*** Information shown

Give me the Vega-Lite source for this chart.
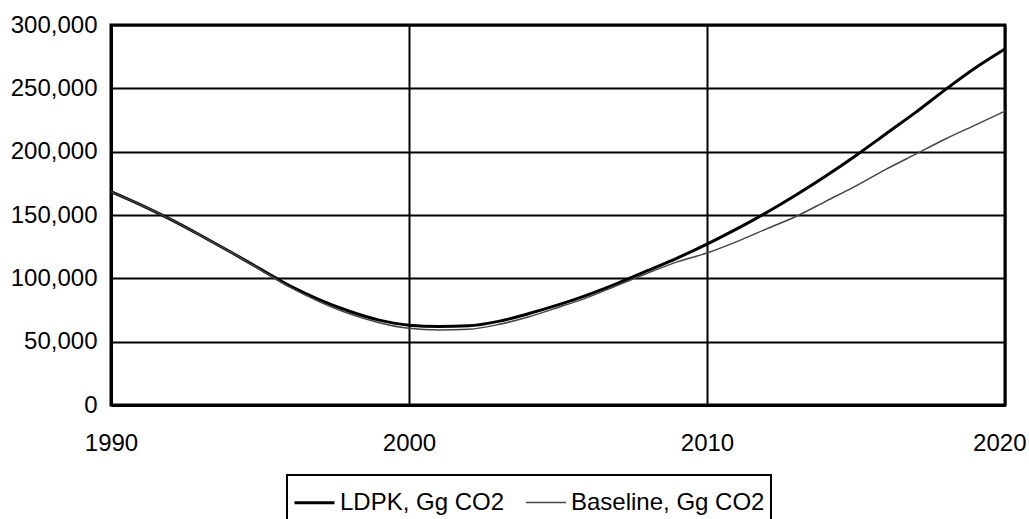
{
  "$schema": "https://vega.github.io/schema/vega-lite/v6.json",
  "width": 894,
  "height": 380,
  "autosize": {"type": "none"},
  "padding": {"left": 111, "top": 25, "right": 24, "bottom": 114},
  "background": "white",
  "config": {
    "font": "Liberation Sans",
    "view": {"stroke": "black", "strokeWidth": 3},
    "axis": {
      "labelFont": "Liberation Sans",
      "labelFontSize": 24,
      "labelColor": "black",
      "ticks": false,
      "grid": true,
      "gridColor": "black",
      "gridWidth": 2,
      "gridOpacity": 1,
      "domainColor": "black",
      "domainWidth": 3,
      "title": null
    }
  },
  "data": {
    "values": [
      {"year": 1990, "series": "LDPK, Gg CO2", "value": 168500},
      {"year": 1991, "series": "LDPK, Gg CO2", "value": 158000},
      {"year": 1992, "series": "LDPK, Gg CO2", "value": 146500},
      {"year": 1993, "series": "LDPK, Gg CO2", "value": 134000},
      {"year": 1994, "series": "LDPK, Gg CO2", "value": 121000},
      {"year": 1995, "series": "LDPK, Gg CO2", "value": 107500},
      {"year": 1996, "series": "LDPK, Gg CO2", "value": 94000},
      {"year": 1997, "series": "LDPK, Gg CO2", "value": 83000},
      {"year": 1998, "series": "LDPK, Gg CO2", "value": 74000},
      {"year": 1999, "series": "LDPK, Gg CO2", "value": 67000},
      {"year": 2000, "series": "LDPK, Gg CO2", "value": 63000},
      {"year": 2001, "series": "LDPK, Gg CO2", "value": 62000},
      {"year": 2002, "series": "LDPK, Gg CO2", "value": 62500},
      {"year": 2003, "series": "LDPK, Gg CO2", "value": 66000},
      {"year": 2004, "series": "LDPK, Gg CO2", "value": 72000},
      {"year": 2005, "series": "LDPK, Gg CO2", "value": 79000},
      {"year": 2006, "series": "LDPK, Gg CO2", "value": 87000},
      {"year": 2007, "series": "LDPK, Gg CO2", "value": 96000},
      {"year": 2008, "series": "LDPK, Gg CO2", "value": 106000},
      {"year": 2009, "series": "LDPK, Gg CO2", "value": 116000},
      {"year": 2010, "series": "LDPK, Gg CO2", "value": 127000},
      {"year": 2011, "series": "LDPK, Gg CO2", "value": 139000},
      {"year": 2012, "series": "LDPK, Gg CO2", "value": 152000},
      {"year": 2013, "series": "LDPK, Gg CO2", "value": 166000},
      {"year": 2014, "series": "LDPK, Gg CO2", "value": 181000},
      {"year": 2015, "series": "LDPK, Gg CO2", "value": 197000},
      {"year": 2016, "series": "LDPK, Gg CO2", "value": 214000},
      {"year": 2017, "series": "LDPK, Gg CO2", "value": 231000},
      {"year": 2018, "series": "LDPK, Gg CO2", "value": 249000},
      {"year": 2019, "series": "LDPK, Gg CO2", "value": 266000},
      {"year": 2020, "series": "LDPK, Gg CO2", "value": 281000},
      {"year": 1990, "series": "Baseline, Gg CO2", "value": 168500},
      {"year": 1991, "series": "Baseline, Gg CO2", "value": 158000},
      {"year": 1992, "series": "Baseline, Gg CO2", "value": 146500},
      {"year": 1993, "series": "Baseline, Gg CO2", "value": 134000},
      {"year": 1994, "series": "Baseline, Gg CO2", "value": 121000},
      {"year": 1995, "series": "Baseline, Gg CO2", "value": 107000},
      {"year": 1996, "series": "Baseline, Gg CO2", "value": 93000},
      {"year": 1997, "series": "Baseline, Gg CO2", "value": 81500},
      {"year": 1998, "series": "Baseline, Gg CO2", "value": 72000},
      {"year": 1999, "series": "Baseline, Gg CO2", "value": 65000},
      {"year": 2000, "series": "Baseline, Gg CO2", "value": 60500},
      {"year": 2001, "series": "Baseline, Gg CO2", "value": 59200},
      {"year": 2002, "series": "Baseline, Gg CO2", "value": 59800},
      {"year": 2003, "series": "Baseline, Gg CO2", "value": 63500},
      {"year": 2004, "series": "Baseline, Gg CO2", "value": 69500},
      {"year": 2005, "series": "Baseline, Gg CO2", "value": 77000},
      {"year": 2006, "series": "Baseline, Gg CO2", "value": 85000},
      {"year": 2007, "series": "Baseline, Gg CO2", "value": 94500},
      {"year": 2008, "series": "Baseline, Gg CO2", "value": 104000},
      {"year": 2009, "series": "Baseline, Gg CO2", "value": 113000},
      {"year": 2010, "series": "Baseline, Gg CO2", "value": 120000},
      {"year": 2011, "series": "Baseline, Gg CO2", "value": 129000},
      {"year": 2012, "series": "Baseline, Gg CO2", "value": 139000},
      {"year": 2013, "series": "Baseline, Gg CO2", "value": 149000},
      {"year": 2014, "series": "Baseline, Gg CO2", "value": 161000},
      {"year": 2015, "series": "Baseline, Gg CO2", "value": 173000},
      {"year": 2016, "series": "Baseline, Gg CO2", "value": 186000},
      {"year": 2017, "series": "Baseline, Gg CO2", "value": 198000},
      {"year": 2018, "series": "Baseline, Gg CO2", "value": 210000},
      {"year": 2019, "series": "Baseline, Gg CO2", "value": 221000},
      {"year": 2020, "series": "Baseline, Gg CO2", "value": 232000}
    ]
  },
  "mark": {"type": "line", "interpolate": "monotone"},
  "encoding": {
    "x": {
      "field": "year",
      "type": "quantitative",
      "scale": {"domain": [1990, 2020], "nice": false, "zero": false},
      "axis": {
        "values": [1990, 2000, 2010, 2020],
        "format": "d",
        "labelPadding": 26,
        "labelFlush": false,
        "labelAlign": {"expr": "datum.value == 2020 ? 'right' : 'center'"},
        "labelOffset": {"expr": "datum.value == 2020 ? 21 : 0"}
      }
    },
    "y": {
      "field": "value",
      "type": "quantitative",
      "scale": {"domain": [0, 300000], "nice": false},
      "axis": {"values": [0, 50000, 100000, 150000, 200000, 250000, 300000], "format": ",d", "labelPadding": 14}
    },
    "color": {
      "field": "series",
      "type": "nominal",
      "scale": {"domain": ["LDPK, Gg CO2", "Baseline, Gg CO2"], "range": ["#000000", "#444444"]},
      "legend": {
        "title": null,
        "orient": "none",
        "legendX": 176,
        "legendY": 450,
        "direction": "horizontal",
        "symbolType": "stroke",
        "symbolSize": 1600,
        "symbolStrokeColor": "black",
        "labelFontSize": 24,
        "labelFont": "Liberation Sans",
        "labelColor": "black",
        "labelLimit": 400,
        "labelOffset": 4,
        "columnPadding": 18,
        "padding": 6,
        "strokeColor": "black",
        "fillColor": "white",
        "encode": {
          "legend": {"update": {"strokeWidth": {"value": 2}}}
        }
      }
    },
    "strokeWidth": {
      "field": "series",
      "type": "nominal",
      "scale": {"domain": ["LDPK, Gg CO2", "Baseline, Gg CO2"], "range": [3, 1.5]},
      "legend": null
    }
  }
}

******

Quote the preceding listing precisely and completely, omitting its images.

Give me the Vega-Lite source for this chart.
{
  "$schema": "https://vega.github.io/schema/vega-lite/v6.json",
  "width": 894,
  "height": 380,
  "autosize": {"type": "none"},
  "padding": {"left": 111, "top": 25, "right": 24, "bottom": 114},
  "background": "white",
  "config": {
    "font": "Liberation Sans",
    "view": {"stroke": "black", "strokeWidth": 3},
    "axis": {
      "labelFont": "Liberation Sans",
      "labelFontSize": 24,
      "labelColor": "black",
      "ticks": false,
      "grid": true,
      "gridColor": "black",
      "gridWidth": 2,
      "gridOpacity": 1,
      "domainColor": "black",
      "domainWidth": 3,
      "title": null
    }
  },
  "data": {
    "values": [
      {"year": 1990, "series": "LDPK, Gg CO2", "value": 168500},
      {"year": 1991, "series": "LDPK, Gg CO2", "value": 158000},
      {"year": 1992, "series": "LDPK, Gg CO2", "value": 146500},
      {"year": 1993, "series": "LDPK, Gg CO2", "value": 134000},
      {"year": 1994, "series": "LDPK, Gg CO2", "value": 121000},
      {"year": 1995, "series": "LDPK, Gg CO2", "value": 107500},
      {"year": 1996, "series": "LDPK, Gg CO2", "value": 94000},
      {"year": 1997, "series": "LDPK, Gg CO2", "value": 83000},
      {"year": 1998, "series": "LDPK, Gg CO2", "value": 74000},
      {"year": 1999, "series": "LDPK, Gg CO2", "value": 67000},
      {"year": 2000, "series": "LDPK, Gg CO2", "value": 63000},
      {"year": 2001, "series": "LDPK, Gg CO2", "value": 62000},
      {"year": 2002, "series": "LDPK, Gg CO2", "value": 62500},
      {"year": 2003, "series": "LDPK, Gg CO2", "value": 66000},
      {"year": 2004, "series": "LDPK, Gg CO2", "value": 72000},
      {"year": 2005, "series": "LDPK, Gg CO2", "value": 79000},
      {"year": 2006, "series": "LDPK, Gg CO2", "value": 87000},
      {"year": 2007, "series": "LDPK, Gg CO2", "value": 96000},
      {"year": 2008, "series": "LDPK, Gg CO2", "value": 106000},
      {"year": 2009, "series": "LDPK, Gg CO2", "value": 116000},
      {"year": 2010, "series": "LDPK, Gg CO2", "value": 127000},
      {"year": 2011, "series": "LDPK, Gg CO2", "value": 139000},
      {"year": 2012, "series": "LDPK, Gg CO2", "value": 152000},
      {"year": 2013, "series": "LDPK, Gg CO2", "value": 166000},
      {"year": 2014, "series": "LDPK, Gg CO2", "value": 181000},
      {"year": 2015, "series": "LDPK, Gg CO2", "value": 197000},
      {"year": 2016, "series": "LDPK, Gg CO2", "value": 214000},
      {"year": 2017, "series": "LDPK, Gg CO2", "value": 231000},
      {"year": 2018, "series": "LDPK, Gg CO2", "value": 249000},
      {"year": 2019, "series": "LDPK, Gg CO2", "value": 266000},
      {"year": 2020, "series": "LDPK, Gg CO2", "value": 281000},
      {"year": 1990, "series": "Baseline, Gg CO2", "value": 168500},
      {"year": 1991, "series": "Baseline, Gg CO2", "value": 158000},
      {"year": 1992, "series": "Baseline, Gg CO2", "value": 146500},
      {"year": 1993, "series": "Baseline, Gg CO2", "value": 134000},
      {"year": 1994, "series": "Baseline, Gg CO2", "value": 121000},
      {"year": 1995, "series": "Baseline, Gg CO2", "value": 107000},
      {"year": 1996, "series": "Baseline, Gg CO2", "value": 93000},
      {"year": 1997, "series": "Baseline, Gg CO2", "value": 81500},
      {"year": 1998, "series": "Baseline, Gg CO2", "value": 72000},
      {"year": 1999, "series": "Baseline, Gg CO2", "value": 65000},
      {"year": 2000, "series": "Baseline, Gg CO2", "value": 60500},
      {"year": 2001, "series": "Baseline, Gg CO2", "value": 59200},
      {"year": 2002, "series": "Baseline, Gg CO2", "value": 59800},
      {"year": 2003, "series": "Baseline, Gg CO2", "value": 63500},
      {"year": 2004, "series": "Baseline, Gg CO2", "value": 69500},
      {"year": 2005, "series": "Baseline, Gg CO2", "value": 77000},
      {"year": 2006, "series": "Baseline, Gg CO2", "value": 85000},
      {"year": 2007, "series": "Baseline, Gg CO2", "value": 94500},
      {"year": 2008, "series": "Baseline, Gg CO2", "value": 104000},
      {"year": 2009, "series": "Baseline, Gg CO2", "value": 113000},
      {"year": 2010, "series": "Baseline, Gg CO2", "value": 120000},
      {"year": 2011, "series": "Baseline, Gg CO2", "value": 129000},
      {"year": 2012, "series": "Baseline, Gg CO2", "value": 139000},
      {"year": 2013, "series": "Baseline, Gg CO2", "value": 149000},
      {"year": 2014, "series": "Baseline, Gg CO2", "value": 161000},
      {"year": 2015, "series": "Baseline, Gg CO2", "value": 173000},
      {"year": 2016, "series": "Baseline, Gg CO2", "value": 186000},
      {"year": 2017, "series": "Baseline, Gg CO2", "value": 198000},
      {"year": 2018, "series": "Baseline, Gg CO2", "value": 210000},
      {"year": 2019, "series": "Baseline, Gg CO2", "value": 221000},
      {"year": 2020, "series": "Baseline, Gg CO2", "value": 232000}
    ]
  },
  "mark": {"type": "line", "interpolate": "monotone"},
  "encoding": {
    "x": {
      "field": "year",
      "type": "quantitative",
      "scale": {"domain": [1990, 2020], "nice": false, "zero": false},
      "axis": {
        "values": [1990, 2000, 2010, 2020],
        "format": "d",
        "labelPadding": 26,
        "labelFlush": false,
        "labelAlign": {"expr": "datum.value == 2020 ? 'right' : 'center'"},
        "labelOffset": {"expr": "datum.value == 2020 ? 21 : 0"}
      }
    },
    "y": {
      "field": "value",
      "type": "quantitative",
      "scale": {"domain": [0, 300000], "nice": false},
      "axis": {"values": [0, 50000, 100000, 150000, 200000, 250000, 300000], "format": ",d", "labelPadding": 14}
    },
    "color": {
      "field": "series",
      "type": "nominal",
      "scale": {"domain": ["LDPK, Gg CO2", "Baseline, Gg CO2"], "range": ["#000000", "#444444"]},
      "legend": {
        "title": null,
        "orient": "none",
        "legendX": 176,
        "legendY": 450,
        "direction": "horizontal",
        "symbolType": "stroke",
        "symbolSize": 1600,
        "symbolStrokeColor": "black",
        "labelFontSize": 24,
        "labelFont": "Liberation Sans",
        "labelColor": "black",
        "labelLimit": 400,
        "labelOffset": 4,
        "columnPadding": 18,
        "padding": 6,
        "strokeColor": "black",
        "fillColor": "white",
        "encode": {
          "legend": {"update": {"strokeWidth": {"value": 2}}}
        }
      }
    },
    "strokeWidth": {
      "field": "series",
      "type": "nominal",
      "scale": {"domain": ["LDPK, Gg CO2", "Baseline, Gg CO2"], "range": [3, 1.5]},
      "legend": null
    }
  }
}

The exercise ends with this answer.